◆ **EXERCISE OBJECTIVE**:
Exactly the lines from the start of the data through the line containing "fig = go.Figure()" should be output, with both ends kept and nothing added.

***

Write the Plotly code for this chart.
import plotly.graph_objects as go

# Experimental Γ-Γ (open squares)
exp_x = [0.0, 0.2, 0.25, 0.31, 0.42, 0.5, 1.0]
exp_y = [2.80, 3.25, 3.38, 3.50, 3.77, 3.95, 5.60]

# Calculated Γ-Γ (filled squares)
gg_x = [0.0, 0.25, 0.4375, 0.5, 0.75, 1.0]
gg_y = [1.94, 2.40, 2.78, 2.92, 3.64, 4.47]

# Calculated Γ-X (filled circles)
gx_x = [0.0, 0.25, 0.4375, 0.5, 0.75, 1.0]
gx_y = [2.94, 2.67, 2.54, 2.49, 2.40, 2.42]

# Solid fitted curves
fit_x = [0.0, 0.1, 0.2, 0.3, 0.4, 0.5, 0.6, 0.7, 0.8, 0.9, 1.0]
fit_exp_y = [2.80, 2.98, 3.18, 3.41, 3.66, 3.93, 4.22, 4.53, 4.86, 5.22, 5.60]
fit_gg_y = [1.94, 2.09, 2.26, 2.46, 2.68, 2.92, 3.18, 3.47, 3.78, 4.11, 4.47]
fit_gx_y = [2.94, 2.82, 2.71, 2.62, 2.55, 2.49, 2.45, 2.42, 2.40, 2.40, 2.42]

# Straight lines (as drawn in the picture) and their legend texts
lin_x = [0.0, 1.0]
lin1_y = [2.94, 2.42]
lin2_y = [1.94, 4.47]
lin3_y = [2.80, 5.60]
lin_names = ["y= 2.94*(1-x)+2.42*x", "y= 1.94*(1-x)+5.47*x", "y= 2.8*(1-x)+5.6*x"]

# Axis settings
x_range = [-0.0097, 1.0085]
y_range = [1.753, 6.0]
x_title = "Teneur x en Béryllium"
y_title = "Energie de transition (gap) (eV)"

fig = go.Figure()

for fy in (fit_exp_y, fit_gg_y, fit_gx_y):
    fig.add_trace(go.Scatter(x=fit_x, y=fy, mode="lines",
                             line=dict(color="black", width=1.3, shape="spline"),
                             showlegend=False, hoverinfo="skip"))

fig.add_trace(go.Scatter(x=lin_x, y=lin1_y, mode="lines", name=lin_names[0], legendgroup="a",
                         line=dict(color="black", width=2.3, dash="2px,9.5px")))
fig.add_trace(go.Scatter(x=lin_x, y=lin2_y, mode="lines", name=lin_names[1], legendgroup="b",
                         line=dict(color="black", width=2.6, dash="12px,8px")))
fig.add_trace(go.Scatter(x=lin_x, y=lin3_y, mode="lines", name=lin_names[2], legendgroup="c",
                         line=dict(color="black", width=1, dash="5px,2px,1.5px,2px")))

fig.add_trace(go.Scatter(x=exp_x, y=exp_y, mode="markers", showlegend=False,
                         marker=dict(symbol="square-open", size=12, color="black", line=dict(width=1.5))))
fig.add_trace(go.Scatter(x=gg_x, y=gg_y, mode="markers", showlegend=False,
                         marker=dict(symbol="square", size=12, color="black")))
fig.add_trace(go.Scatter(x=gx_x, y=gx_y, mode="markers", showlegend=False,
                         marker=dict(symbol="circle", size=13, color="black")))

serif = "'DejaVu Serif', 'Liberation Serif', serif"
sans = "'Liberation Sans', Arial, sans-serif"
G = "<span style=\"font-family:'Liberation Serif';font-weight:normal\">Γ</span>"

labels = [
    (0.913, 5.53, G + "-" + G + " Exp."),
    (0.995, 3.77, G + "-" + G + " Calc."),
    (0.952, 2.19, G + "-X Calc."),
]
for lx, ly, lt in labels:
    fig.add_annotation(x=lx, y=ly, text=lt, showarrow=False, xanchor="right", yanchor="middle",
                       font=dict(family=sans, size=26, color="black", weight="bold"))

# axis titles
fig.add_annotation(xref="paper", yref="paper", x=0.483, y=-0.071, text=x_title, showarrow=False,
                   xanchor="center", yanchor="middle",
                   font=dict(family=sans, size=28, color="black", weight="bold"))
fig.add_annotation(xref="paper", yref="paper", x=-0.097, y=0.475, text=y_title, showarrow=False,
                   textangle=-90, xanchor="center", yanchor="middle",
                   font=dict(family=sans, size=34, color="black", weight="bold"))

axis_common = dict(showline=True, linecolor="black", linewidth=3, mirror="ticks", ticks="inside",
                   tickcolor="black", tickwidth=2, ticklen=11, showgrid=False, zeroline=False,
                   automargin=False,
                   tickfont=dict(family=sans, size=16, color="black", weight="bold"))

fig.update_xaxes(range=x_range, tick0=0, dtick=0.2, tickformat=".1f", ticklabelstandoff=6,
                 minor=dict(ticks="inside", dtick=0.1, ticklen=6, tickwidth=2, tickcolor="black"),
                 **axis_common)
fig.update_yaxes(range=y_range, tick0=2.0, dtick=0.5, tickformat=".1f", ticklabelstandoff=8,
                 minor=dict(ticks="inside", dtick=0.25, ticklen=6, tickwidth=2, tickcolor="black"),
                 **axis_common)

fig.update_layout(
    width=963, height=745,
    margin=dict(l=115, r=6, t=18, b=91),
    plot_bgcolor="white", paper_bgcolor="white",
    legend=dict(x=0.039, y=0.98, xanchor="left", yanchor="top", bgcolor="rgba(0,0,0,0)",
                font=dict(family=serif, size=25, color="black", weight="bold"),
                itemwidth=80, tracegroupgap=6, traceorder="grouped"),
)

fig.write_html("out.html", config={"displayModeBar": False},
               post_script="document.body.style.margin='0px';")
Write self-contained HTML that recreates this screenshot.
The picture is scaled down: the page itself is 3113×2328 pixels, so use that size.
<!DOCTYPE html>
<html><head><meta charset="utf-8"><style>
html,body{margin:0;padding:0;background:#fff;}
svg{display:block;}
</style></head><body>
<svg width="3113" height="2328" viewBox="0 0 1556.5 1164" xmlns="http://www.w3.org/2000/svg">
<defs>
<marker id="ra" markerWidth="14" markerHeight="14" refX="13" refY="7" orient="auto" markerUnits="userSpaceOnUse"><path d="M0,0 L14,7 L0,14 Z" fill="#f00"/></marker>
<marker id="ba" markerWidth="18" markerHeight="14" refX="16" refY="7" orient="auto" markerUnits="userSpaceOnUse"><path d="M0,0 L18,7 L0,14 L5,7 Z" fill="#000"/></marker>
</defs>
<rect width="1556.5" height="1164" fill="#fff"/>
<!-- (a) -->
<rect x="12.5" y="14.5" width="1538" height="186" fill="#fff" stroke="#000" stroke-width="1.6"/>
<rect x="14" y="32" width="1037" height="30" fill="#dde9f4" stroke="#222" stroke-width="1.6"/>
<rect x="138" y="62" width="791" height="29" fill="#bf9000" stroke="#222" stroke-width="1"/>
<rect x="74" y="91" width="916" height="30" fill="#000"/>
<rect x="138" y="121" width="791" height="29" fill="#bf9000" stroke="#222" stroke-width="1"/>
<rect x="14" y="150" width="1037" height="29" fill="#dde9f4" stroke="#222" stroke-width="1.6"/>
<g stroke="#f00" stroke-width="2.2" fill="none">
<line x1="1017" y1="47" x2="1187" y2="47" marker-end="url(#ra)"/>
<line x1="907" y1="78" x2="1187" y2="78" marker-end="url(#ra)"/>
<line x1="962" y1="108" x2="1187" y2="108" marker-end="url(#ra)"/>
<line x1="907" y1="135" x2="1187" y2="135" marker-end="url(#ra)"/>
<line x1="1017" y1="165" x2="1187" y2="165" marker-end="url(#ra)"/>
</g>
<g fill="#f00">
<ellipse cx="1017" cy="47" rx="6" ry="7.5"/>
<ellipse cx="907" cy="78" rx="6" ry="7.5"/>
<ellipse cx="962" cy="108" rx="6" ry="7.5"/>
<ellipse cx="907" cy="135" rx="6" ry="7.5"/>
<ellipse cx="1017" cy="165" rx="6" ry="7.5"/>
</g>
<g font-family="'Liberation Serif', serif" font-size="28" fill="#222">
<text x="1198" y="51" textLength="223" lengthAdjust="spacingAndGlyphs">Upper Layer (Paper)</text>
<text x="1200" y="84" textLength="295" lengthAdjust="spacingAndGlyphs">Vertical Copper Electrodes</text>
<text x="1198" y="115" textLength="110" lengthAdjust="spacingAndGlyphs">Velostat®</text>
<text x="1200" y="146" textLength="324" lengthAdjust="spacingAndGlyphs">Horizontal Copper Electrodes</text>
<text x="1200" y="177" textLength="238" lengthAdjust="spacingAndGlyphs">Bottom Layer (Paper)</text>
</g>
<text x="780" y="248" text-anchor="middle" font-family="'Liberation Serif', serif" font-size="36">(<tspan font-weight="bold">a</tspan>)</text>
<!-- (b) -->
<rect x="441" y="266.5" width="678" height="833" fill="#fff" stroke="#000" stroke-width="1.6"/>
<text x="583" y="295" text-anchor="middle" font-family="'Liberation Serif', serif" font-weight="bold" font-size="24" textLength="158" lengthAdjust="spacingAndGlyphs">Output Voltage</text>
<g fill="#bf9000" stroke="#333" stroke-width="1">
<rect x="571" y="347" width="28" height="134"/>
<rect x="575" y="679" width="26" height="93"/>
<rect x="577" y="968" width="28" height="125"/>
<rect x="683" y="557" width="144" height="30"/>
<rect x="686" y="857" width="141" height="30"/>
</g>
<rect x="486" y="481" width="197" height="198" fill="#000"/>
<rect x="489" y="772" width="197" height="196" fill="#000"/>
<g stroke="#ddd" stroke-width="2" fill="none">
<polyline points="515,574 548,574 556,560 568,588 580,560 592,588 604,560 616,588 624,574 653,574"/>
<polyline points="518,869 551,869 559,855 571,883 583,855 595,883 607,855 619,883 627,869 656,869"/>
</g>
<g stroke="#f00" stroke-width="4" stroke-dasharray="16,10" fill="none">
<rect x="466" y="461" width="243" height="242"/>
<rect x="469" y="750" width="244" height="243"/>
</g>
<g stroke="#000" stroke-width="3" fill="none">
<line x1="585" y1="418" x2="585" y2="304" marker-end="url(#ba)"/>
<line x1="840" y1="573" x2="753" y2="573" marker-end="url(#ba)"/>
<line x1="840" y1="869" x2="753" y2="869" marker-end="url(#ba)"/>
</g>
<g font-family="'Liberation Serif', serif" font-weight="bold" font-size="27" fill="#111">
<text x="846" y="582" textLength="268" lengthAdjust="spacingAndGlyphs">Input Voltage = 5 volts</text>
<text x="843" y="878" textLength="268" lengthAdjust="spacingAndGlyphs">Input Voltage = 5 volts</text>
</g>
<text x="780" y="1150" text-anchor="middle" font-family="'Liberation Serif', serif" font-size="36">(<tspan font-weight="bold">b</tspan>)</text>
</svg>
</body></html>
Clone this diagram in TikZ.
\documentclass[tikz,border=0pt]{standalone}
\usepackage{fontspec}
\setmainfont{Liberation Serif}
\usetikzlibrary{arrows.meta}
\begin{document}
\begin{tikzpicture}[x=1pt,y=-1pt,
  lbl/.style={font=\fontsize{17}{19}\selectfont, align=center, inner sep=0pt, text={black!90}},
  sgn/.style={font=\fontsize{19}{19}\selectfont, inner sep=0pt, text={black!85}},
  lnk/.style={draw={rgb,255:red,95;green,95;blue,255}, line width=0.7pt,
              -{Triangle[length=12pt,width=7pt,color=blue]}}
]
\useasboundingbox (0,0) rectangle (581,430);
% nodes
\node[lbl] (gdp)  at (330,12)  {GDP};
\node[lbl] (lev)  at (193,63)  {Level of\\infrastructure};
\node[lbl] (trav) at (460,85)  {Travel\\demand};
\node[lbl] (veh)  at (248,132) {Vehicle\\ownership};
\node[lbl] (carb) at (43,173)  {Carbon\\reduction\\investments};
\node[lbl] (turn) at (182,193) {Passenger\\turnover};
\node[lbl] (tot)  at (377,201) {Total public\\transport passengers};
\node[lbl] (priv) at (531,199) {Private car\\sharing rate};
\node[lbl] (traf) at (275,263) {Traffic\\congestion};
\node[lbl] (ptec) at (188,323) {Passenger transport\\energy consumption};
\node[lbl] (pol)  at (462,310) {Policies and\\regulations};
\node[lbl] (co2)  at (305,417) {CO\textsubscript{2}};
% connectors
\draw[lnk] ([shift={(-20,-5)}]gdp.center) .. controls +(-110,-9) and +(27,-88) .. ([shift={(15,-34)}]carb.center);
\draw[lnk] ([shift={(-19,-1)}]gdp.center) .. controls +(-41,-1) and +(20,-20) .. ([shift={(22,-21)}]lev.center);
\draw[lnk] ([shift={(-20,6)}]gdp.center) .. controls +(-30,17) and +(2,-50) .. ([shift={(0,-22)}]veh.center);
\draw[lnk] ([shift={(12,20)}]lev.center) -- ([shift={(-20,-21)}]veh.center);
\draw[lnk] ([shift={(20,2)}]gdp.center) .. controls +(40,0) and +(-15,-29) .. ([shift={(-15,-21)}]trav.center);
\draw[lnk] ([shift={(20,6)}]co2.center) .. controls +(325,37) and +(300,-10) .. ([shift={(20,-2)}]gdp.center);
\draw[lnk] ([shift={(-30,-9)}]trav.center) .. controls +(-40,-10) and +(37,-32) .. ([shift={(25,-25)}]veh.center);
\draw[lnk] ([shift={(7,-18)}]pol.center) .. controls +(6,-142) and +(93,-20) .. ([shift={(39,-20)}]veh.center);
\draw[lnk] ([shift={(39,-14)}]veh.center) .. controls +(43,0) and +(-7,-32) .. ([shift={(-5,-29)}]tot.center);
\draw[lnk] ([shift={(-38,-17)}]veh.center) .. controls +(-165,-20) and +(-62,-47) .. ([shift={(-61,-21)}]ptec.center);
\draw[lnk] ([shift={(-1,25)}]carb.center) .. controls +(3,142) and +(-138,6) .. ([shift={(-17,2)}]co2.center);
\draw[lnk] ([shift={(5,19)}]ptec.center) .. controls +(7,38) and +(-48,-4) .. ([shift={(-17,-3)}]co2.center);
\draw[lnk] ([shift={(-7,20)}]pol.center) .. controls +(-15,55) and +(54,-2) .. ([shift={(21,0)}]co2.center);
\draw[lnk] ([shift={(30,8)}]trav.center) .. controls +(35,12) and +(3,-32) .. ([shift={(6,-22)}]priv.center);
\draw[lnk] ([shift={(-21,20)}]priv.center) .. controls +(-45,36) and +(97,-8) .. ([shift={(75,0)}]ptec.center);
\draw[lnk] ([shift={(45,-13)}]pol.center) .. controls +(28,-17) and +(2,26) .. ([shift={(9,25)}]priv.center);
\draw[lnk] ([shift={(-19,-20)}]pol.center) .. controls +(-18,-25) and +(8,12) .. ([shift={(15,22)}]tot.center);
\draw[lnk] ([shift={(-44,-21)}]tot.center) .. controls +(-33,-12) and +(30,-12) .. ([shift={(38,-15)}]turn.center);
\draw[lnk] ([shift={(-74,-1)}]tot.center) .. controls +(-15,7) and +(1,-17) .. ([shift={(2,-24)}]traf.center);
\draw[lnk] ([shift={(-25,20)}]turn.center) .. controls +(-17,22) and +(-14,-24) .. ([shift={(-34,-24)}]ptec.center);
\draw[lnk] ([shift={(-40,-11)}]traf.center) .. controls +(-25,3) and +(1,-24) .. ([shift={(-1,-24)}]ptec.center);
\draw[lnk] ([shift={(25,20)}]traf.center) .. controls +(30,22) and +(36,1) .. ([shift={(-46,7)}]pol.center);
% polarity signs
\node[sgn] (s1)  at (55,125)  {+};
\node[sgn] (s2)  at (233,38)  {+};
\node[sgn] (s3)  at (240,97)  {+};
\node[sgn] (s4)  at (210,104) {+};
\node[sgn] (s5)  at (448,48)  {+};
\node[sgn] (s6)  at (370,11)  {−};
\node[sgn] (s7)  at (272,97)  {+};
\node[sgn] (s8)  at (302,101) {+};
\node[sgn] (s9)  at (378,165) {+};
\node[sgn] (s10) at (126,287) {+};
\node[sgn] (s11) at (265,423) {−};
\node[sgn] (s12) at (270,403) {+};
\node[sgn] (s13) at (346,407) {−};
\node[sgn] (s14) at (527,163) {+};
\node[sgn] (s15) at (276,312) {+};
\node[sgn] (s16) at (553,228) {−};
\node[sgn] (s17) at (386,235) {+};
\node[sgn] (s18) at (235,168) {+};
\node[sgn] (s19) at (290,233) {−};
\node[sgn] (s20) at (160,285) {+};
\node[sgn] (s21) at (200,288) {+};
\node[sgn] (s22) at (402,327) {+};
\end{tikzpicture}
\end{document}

***

◆ **RESPONSE TO THE EXERCISE**:
Write the Plotly code for this chart.
import plotly.graph_objects as go

# Experimental Γ-Γ (open squares)
exp_x = [0.0, 0.2, 0.25, 0.31, 0.42, 0.5, 1.0]
exp_y = [2.80, 3.25, 3.38, 3.50, 3.77, 3.95, 5.60]

# Calculated Γ-Γ (filled squares)
gg_x = [0.0, 0.25, 0.4375, 0.5, 0.75, 1.0]
gg_y = [1.94, 2.40, 2.78, 2.92, 3.64, 4.47]

# Calculated Γ-X (filled circles)
gx_x = [0.0, 0.25, 0.4375, 0.5, 0.75, 1.0]
gx_y = [2.94, 2.67, 2.54, 2.49, 2.40, 2.42]

# Solid fitted curves
fit_x = [0.0, 0.1, 0.2, 0.3, 0.4, 0.5, 0.6, 0.7, 0.8, 0.9, 1.0]
fit_exp_y = [2.80, 2.98, 3.18, 3.41, 3.66, 3.93, 4.22, 4.53, 4.86, 5.22, 5.60]
fit_gg_y = [1.94, 2.09, 2.26, 2.46, 2.68, 2.92, 3.18, 3.47, 3.78, 4.11, 4.47]
fit_gx_y = [2.94, 2.82, 2.71, 2.62, 2.55, 2.49, 2.45, 2.42, 2.40, 2.40, 2.42]

# Straight lines (as drawn in the picture) and their legend texts
lin_x = [0.0, 1.0]
lin1_y = [2.94, 2.42]
lin2_y = [1.94, 4.47]
lin3_y = [2.80, 5.60]
lin_names = ["y= 2.94*(1-x)+2.42*x", "y= 1.94*(1-x)+5.47*x", "y= 2.8*(1-x)+5.6*x"]

# Axis settings
x_range = [-0.0097, 1.0085]
y_range = [1.753, 6.0]
x_title = "Teneur x en Béryllium"
y_title = "Energie de transition (gap) (eV)"

fig = go.Figure()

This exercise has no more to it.